2o Le verset xiv, 10, renferme une autre preuve de la composition relativement ancienne du livre de Tobie. « Mon fils, vois ce que fit Aman à Akhiakhar, qui l’avait nourri, comment il le précipita de la lumière dans les ténèbres et comment il le récompensa ; mais Akhiakhar fut sauvé et Aman eut le châtiment qu’il méritait. Manassé de même fit l’aumône et fut sauvé du piège mortel qu’Aman lui avait tendu ; Aman tomba dans ce piège et périt. » Cet Akhiakhar est un neveu de Tobie le père, qui figure dans l’ouvrage comme intendant et maître d’hôtel d’Asarhaddon. Son rôle est épisodique et singulier. La façon dont il est parlé de lui semble supposer qu’il était connu par ailleurs.
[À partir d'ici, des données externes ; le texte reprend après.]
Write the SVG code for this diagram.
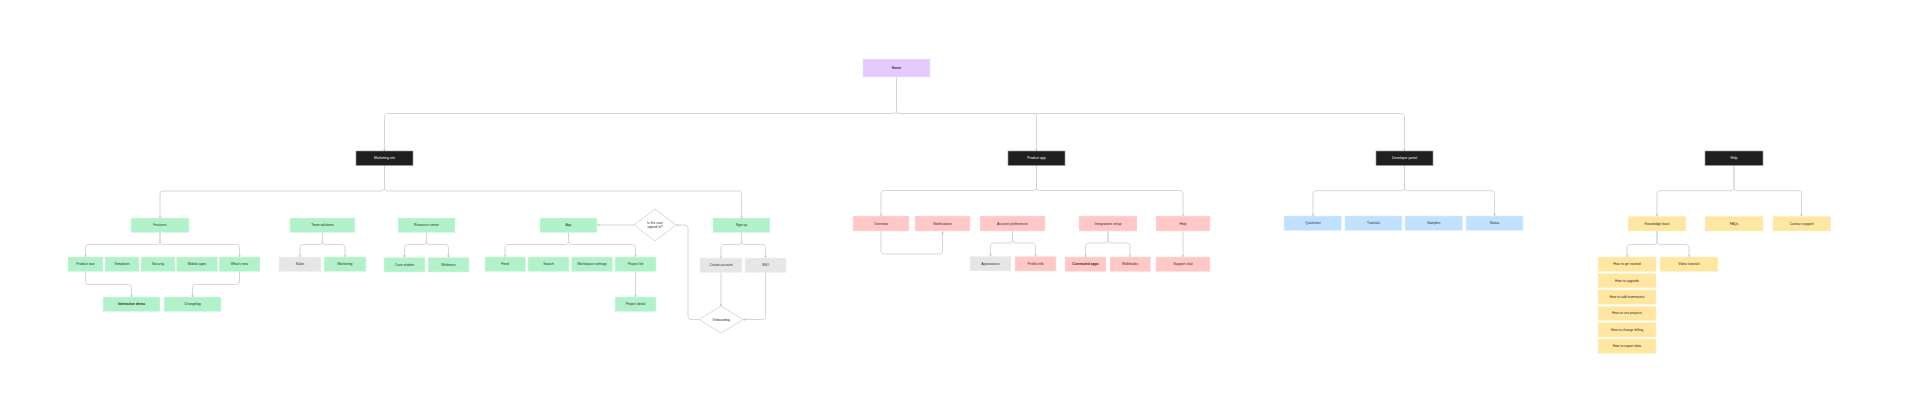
<svg xmlns="http://www.w3.org/2000/svg" width="1908" height="416" viewBox="0 0 1908 416">
<defs>
<marker id="ah" viewBox="0 0 6 6" refX="5.5" refY="3" markerWidth="3" markerHeight="3" markerUnits="userSpaceOnUse" orient="auto">
<path d="M0.5,0.8 L5.5,3 L0.5,5.2" fill="none" stroke="#b8b8b8" stroke-width="1"/>
</marker>
<style>
text{font-family:"Liberation Sans",Arial,sans-serif;font-size:3.4px;fill:#2a2a2a;text-anchor:middle;dominant-baseline:central}
.blk rect{fill:#1f1f1f;stroke:#9a9a9a;stroke-width:0.6}
.blk text{fill:#f2f2f2}
.pur rect{fill:#e3cbff;stroke:#f3e9ff;stroke-width:0.5}
.grn rect{fill:#b2f2ca;stroke:#d8fae4;stroke-width:0.5}
.gry rect{fill:#e6e6e6;stroke:#f2f2f2;stroke-width:0.5}
.red rect{fill:#ffc8c6;stroke:#ffe2e1;stroke-width:0.5}
.blu rect{fill:#c1e2ff;stroke:#e0f0ff;stroke-width:0.5}
.yel rect{fill:#ffe7a1;stroke:#fff3d0;stroke-width:0.5}
.dia polygon{fill:#ffffff;stroke:#d0d0d0;stroke-width:0.8}
#connectors path{fill:none;stroke:#d2d2d2;stroke-width:0.9}
</style>
</defs>
<rect x="0" y="0" width="1908" height="416" fill="#ffffff"/>

<g id="connectors">
<path d="M896.5 77 V110.5 Q896.5 113.5 893.5 113.5 H387.5 Q384.5 113.5 384.5 116.5 V151" marker-end="url(#ah)"/>
<path d="M896.5 77 V110.5 Q896.5 113.5 899.5 113.5 H1033.5 Q1036.5 113.5 1036.5 116.5 V151" marker-end="url(#ah)"/>
<path d="M896.5 77 V110.5 Q896.5 113.5 899.5 113.5 H1401.5 Q1404.5 113.5 1404.5 116.5 V151" marker-end="url(#ah)"/>

<path d="M384.5 165.5 V188 Q384.5 191 381.5 191 H163 Q160 191 160 194 V218" marker-end="url(#ah)"/>
<path d="M384.5 165.5 V188 Q384.5 191 387.5 191 H738.5 Q741.5 191 741.5 194 V218" marker-end="url(#ah)"/>

<path d="M160 232.5 V241.5 Q160 244.5 157 244.5 H88.5 Q85.5 244.5 85.5 247.5 V257" marker-end="url(#ah)"/>
<path d="M160 232.5 V241.5 Q160 244.5 163 244.5 H236.5 Q239.5 244.5 239.5 247.5 V257" marker-end="url(#ah)"/>
<path d="M85.5 271.5 V281.5 Q85.5 284.5 88.5 284.5 H128.5 Q131.5 284.5 131.5 287.5 V297" marker-end="url(#ah)"/>
<path d="M239.5 271.5 V281.5 Q239.5 284.5 236.5 284.5 H195.5 Q192.5 284.5 192.5 287.5 V297" marker-end="url(#ah)"/>

<path d="M322.5 232.5 V241.5 Q322.5 244.5 319.5 244.5 H303 Q300 244.5 300 247.5 V257" marker-end="url(#ah)"/>
<path d="M322.5 232.5 V241.5 Q322.5 244.5 325.5 244.5 H342 Q345 244.5 345 247.5 V257" marker-end="url(#ah)"/>

<path d="M426.5 232.5 V241.5 Q426.5 244.5 423.5 244.5 H407.5 Q404.5 244.5 404.5 247.5 V257.5" marker-end="url(#ah)"/>
<path d="M426.5 232.5 V241.5 Q426.5 244.5 429.5 244.5 H445.5 Q448.5 244.5 448.5 247.5 V257.5" marker-end="url(#ah)"/>

<path d="M568.5 232.5 V241.5 Q568.5 244.5 565.5 244.5 H508 Q505 244.5 505 247.5 V257" marker-end="url(#ah)"/>
<path d="M568.5 232.5 V241.5 Q568.5 244.5 571.5 244.5 H632.5 Q635.5 244.5 635.5 247.5 V257" marker-end="url(#ah)"/>
<path d="M635.5 271.5 V297" marker-end="url(#ah)"/>
<path d="M634 225 H597.5" marker-end="url(#ah)"/>

<path d="M741.5 232.5 V241.5 Q741.5 244.5 738.5 244.5 H724 Q721 244.5 721 247.5 V258" marker-end="url(#ah)"/>
<path d="M741.5 232.5 V241.5 Q741.5 244.5 744.5 244.5 H762.5 Q765.5 244.5 765.5 247.5 V258" marker-end="url(#ah)"/>
<path d="M721 272.5 V306" marker-end="url(#ah)"/>
<path d="M765.5 272.5 V316.5 Q765.5 319.5 762.5 319.5 H743.5" marker-end="url(#ah)"/>
<path d="M699 319.5 H691 Q688 319.5 688 316.5 V228 Q688 225 685 225 H676.5" marker-end="url(#ah)"/>

<path d="M1036.5 165.5 V187.5 Q1036.5 190.5 1033.5 190.5 H884 Q881 190.5 881 193.5 V216" marker-end="url(#ah)"/>
<path d="M1036.5 165.5 V187.5 Q1036.5 190.5 1039.5 190.5 H1180 Q1183 190.5 1183 193.5 V216" marker-end="url(#ah)"/>
<path d="M881 231 V251 Q881 254 884 254 H939.5 Q942.5 254 942.5 251 V231.5" marker-end="url(#ah)"/>
<path d="M1012.5 231 V240 Q1012.5 243 1009.5 243 H993.5 Q990.5 243 990.5 246 V256.5" marker-end="url(#ah)"/>
<path d="M1012.5 231 V240 Q1012.5 243 1015.5 243 H1032.5 Q1035.5 243 1035.5 246 V256.5" marker-end="url(#ah)"/>
<path d="M1108 231 V240 Q1108 243 1105 243 H1088.5 Q1085.5 243 1085.5 246 V257" marker-end="url(#ah)"/>
<path d="M1108 231 V240 Q1108 243 1111 243 H1127 Q1130 243 1130 246 V257" marker-end="url(#ah)"/>
<path d="M1183 231 V257" marker-end="url(#ah)"/>

<path d="M1404.5 165.5 V187.7 Q1404.5 190.7 1401.5 190.7 H1316 Q1313 190.7 1313 193.7 V216" marker-end="url(#ah)"/>
<path d="M1404.5 165.5 V187.7 Q1404.5 190.7 1407.5 190.7 H1491.5 Q1494.5 190.7 1494.5 193.7 V216" marker-end="url(#ah)"/>

<path d="M1734 165.5 V187.7 Q1734 190.7 1731 190.7 H1660 Q1657 190.7 1657 193.7 V216" marker-end="url(#ah)"/>
<path d="M1734 165.5 V187.7 Q1734 190.7 1737 190.7 H1798.5 Q1801.5 190.7 1801.5 193.7 V216" marker-end="url(#ah)"/>
<path d="M1657 231 V241.5 Q1657 244.5 1654 244.5 H1630 Q1627 244.5 1627 247.5 V257" marker-end="url(#ah)"/>
<path d="M1657 231 V241.5 Q1657 244.5 1660 244.5 H1686 Q1689 244.5 1689 247.5 V257" marker-end="url(#ah)"/>
</g>

<g id="home" class="pur"><rect x="863" y="59" width="67" height="18"/><text x="896.5" y="68" style="font-weight:bold">Home</text></g>

<g id="marketing" class="blk"><rect x="356" y="151" width="57" height="14.5"/><text x="384.5" y="158.2">Marketing site</text></g>
<g id="product-app" class="blk"><rect x="1008" y="151" width="57" height="14.5"/><text x="1036.5" y="158.2">Product app</text></g>
<g id="developer" class="blk"><rect x="1376" y="151" width="57" height="14.5"/><text x="1404.5" y="158.2">Developer portal</text></g>
<g id="help" class="blk"><rect x="1705" y="151" width="58" height="14.5"/><text x="1734" y="158.2">Help</text></g>

<g id="features" class="grn"><rect x="131" y="218" width="58" height="14.5"/><text x="160" y="225.2">Features</text></g>
<g id="product-tour" class="grn"><rect x="68" y="257" width="35" height="14.5"/><text x="85.5" y="264.2">Product tour</text></g>
<g id="templates" class="grn"><rect x="105" y="257" width="34" height="14.5"/><text x="122" y="264.2">Templates</text></g>
<g id="security" class="grn"><rect x="141" y="257" width="34" height="14.5"/><text x="158" y="264.2">Security</text></g>
<g id="mobile" class="grn"><rect x="176.5" y="257" width="41" height="14.5"/><text x="197" y="264.2">Mobile apps</text></g>
<g id="whats-new" class="grn"><rect x="219" y="257" width="41" height="14.5"/><text x="239.5" y="264.2">What's new</text></g>
<g id="demo" class="grn"><rect x="103" y="297" width="57" height="14.5"/><text x="131.5" y="304.2" style="font-weight:bold">Interactive demo</text></g>
<g id="changelog" class="grn"><rect x="164" y="297" width="57" height="14.5"/><text x="192.5" y="304.2">Changelog</text></g>

<g id="solutions" class="grn"><rect x="290" y="218" width="65" height="14.5"/><text x="322.5" y="225.2">Team solutions</text></g>
<g id="sales" class="gry"><rect x="279" y="257" width="42" height="14.5"/><text x="300" y="264.2">Sales</text></g>
<g id="mkt" class="grn"><rect x="324" y="257" width="42" height="14.5"/><text x="345" y="264.2">Marketing</text></g>

<g id="resources" class="grn"><rect x="398" y="218" width="57" height="14.5"/><text x="426.5" y="225.2">Resource center</text></g>
<g id="case-studies" class="grn"><rect x="384" y="257.5" width="41" height="14.5"/><text x="404.5" y="264.7">Case studies</text></g>
<g id="webinars" class="grn"><rect x="428" y="257.5" width="41" height="14.5"/><text x="448.5" y="264.7">Webinars</text></g>

<g id="app" class="grn"><rect x="540" y="218" width="57" height="14.5"/><text x="568.5" y="225.2">App</text></g>
<g id="feed" class="grn"><rect x="485" y="257" width="40.5" height="14.5"/><text x="505" y="264.2">Feed</text></g>
<g id="search" class="grn"><rect x="528" y="257" width="41" height="14.5"/><text x="548.5" y="264.2">Search</text></g>
<g id="workspace" class="grn"><rect x="571.5" y="257" width="41" height="14.5"/><text x="592" y="264.2">Workspace settings</text></g>
<g id="projects" class="grn"><rect x="615" y="257" width="41" height="14.5"/><text x="635.5" y="264.2">Project list</text></g>
<g id="project-detail" class="grn"><rect x="615" y="297" width="41" height="14.5"/><text x="635.5" y="304.2">Project detail</text></g>

<g id="signed-in" class="dia"><polygon points="634,225 655,209 676,225 655,241"/><text x="655" y="223">Is the user</text><text x="655" y="227.2">signed in?</text></g>

<g id="signup" class="grn"><rect x="713" y="218" width="57" height="14.5"/><text x="741.5" y="225.2">Sign up</text></g>
<g id="create-account" class="gry"><rect x="700" y="258" width="42" height="14.5"/><text x="721" y="265.2">Create account</text></g>
<g id="sso" class="gry"><rect x="745" y="258" width="41" height="14.5"/><text x="765.5" y="265.2">SSO</text></g>
<g id="onboarding" class="dia"><polygon points="699,319.5 721,306 743,319.5 721,333"/><text x="721" y="319.5">Onboarding</text></g>

<g id="overview" class="red"><rect x="853" y="216" width="56" height="15"/><text x="881" y="223.5">Overview</text></g>
<g id="notifications" class="red"><rect x="915" y="216" width="55" height="15"/><text x="942.5" y="223.5">Notifications</text></g>
<g id="account" class="red"><rect x="980" y="216" width="65" height="15"/><text x="1012.5" y="223.5">Account preferences</text></g>
<g id="integrations" class="red"><rect x="1079" y="216" width="58" height="15"/><text x="1108" y="223.5">Integrations setup</text></g>
<g id="support" class="red"><rect x="1156" y="216" width="54" height="15"/><text x="1183" y="223.5">Help</text></g>
<g id="appearance" class="gry"><rect x="970" y="256.5" width="41" height="14.5"/><text x="990.5" y="263.7">Appearance</text></g>
<g id="profile" class="red"><rect x="1015" y="256.5" width="41" height="14.5"/><text x="1035.5" y="263.7">Profile info</text></g>
<g id="connected" class="red"><rect x="1065" y="257" width="41" height="14.5"/><text x="1085.5" y="264.2" style="font-weight:bold">Connected apps</text></g>
<g id="webhooks" class="red"><rect x="1110" y="257" width="40.5" height="14.5"/><text x="1130" y="264.2">Webhooks</text></g>
<g id="chat" class="red"><rect x="1156" y="257" width="54" height="14.5"/><text x="1183" y="264.2">Support chat</text></g>

<g id="quickstart" class="blu"><rect x="1284" y="216" width="57.5" height="14.5"/><text x="1313" y="223.2">Quickstart</text></g>
<g id="tutorials" class="blu"><rect x="1345" y="216" width="57" height="14.5"/><text x="1373.5" y="223.2">Tutorials</text></g>
<g id="samples" class="blu"><rect x="1405" y="216" width="57.5" height="14.5"/><text x="1433.8" y="223.2">Samples</text></g>
<g id="status" class="blu"><rect x="1466" y="216" width="57" height="14.5"/><text x="1494.5" y="223.2">Status</text></g>

<g id="kb" class="yel"><rect x="1628" y="216.3" width="58" height="14.7"/><text x="1657" y="223.6">Knowledge base</text></g>
<g id="faqs" class="yel"><rect x="1705" y="216.3" width="58" height="14.7"/><text x="1734" y="223.6">FAQs</text></g>
<g id="contact" class="yel"><rect x="1773" y="216.3" width="57.5" height="14.7"/><text x="1801.7" y="223.6">Contact support</text></g>
<g id="a1" class="yel"><rect x="1598" y="257" width="58" height="14.5"/><text x="1627" y="264.2">How to get started</text></g>
<g id="a2" class="yel"><rect x="1598" y="273.4" width="58" height="14.5"/><text x="1627" y="280.6">How to upgrade</text></g>
<g id="a3" class="yel"><rect x="1598" y="289.8" width="58" height="14.5"/><text x="1627" y="297">How to add teammates</text></g>
<g id="a4" class="yel"><rect x="1598" y="306.2" width="58" height="14.5"/><text x="1627" y="313.4">How to use projects</text></g>
<g id="a5" class="yel"><rect x="1598" y="322.6" width="58" height="14.5"/><text x="1627" y="329.8">How to change billing</text></g>
<g id="a6" class="yel"><rect x="1598" y="339" width="58" height="14.5"/><text x="1627" y="346.2">How to export data</text></g>
<g id="videos" class="yel"><rect x="1660" y="257" width="58" height="14.5"/><text x="1689" y="264.2">Video tutorials</text></g>
</svg>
Le verset que nous venons de citer ne s’explique que si l’on admet, parallèlement au livre de Tobie, un autre livre où un infidèle nommé Aman, qui avait eu pour père nourricier un bon Juif nommé Akhiakhar, le payait d’ingratitude, le faisait mettre en prison ; puis Akhiakhar était sauvé et Aman puni. Cet Aman était évidemment, dans les romans juifs, l’homme qui avait pour rôle de tendre aux autres des pièges où il tombait lui-même, puisque, dans les récits auxquels Tobie fait allusion, le même Aman subissait le sort qu’il avait voulu faire subir à un certain Manassé. Impossible, selon moi, de ne pas voir là un parallèle de l’Aman

  1. Ci-dessus, p. 24, note 2. Cf. les Évangiles, p. 375.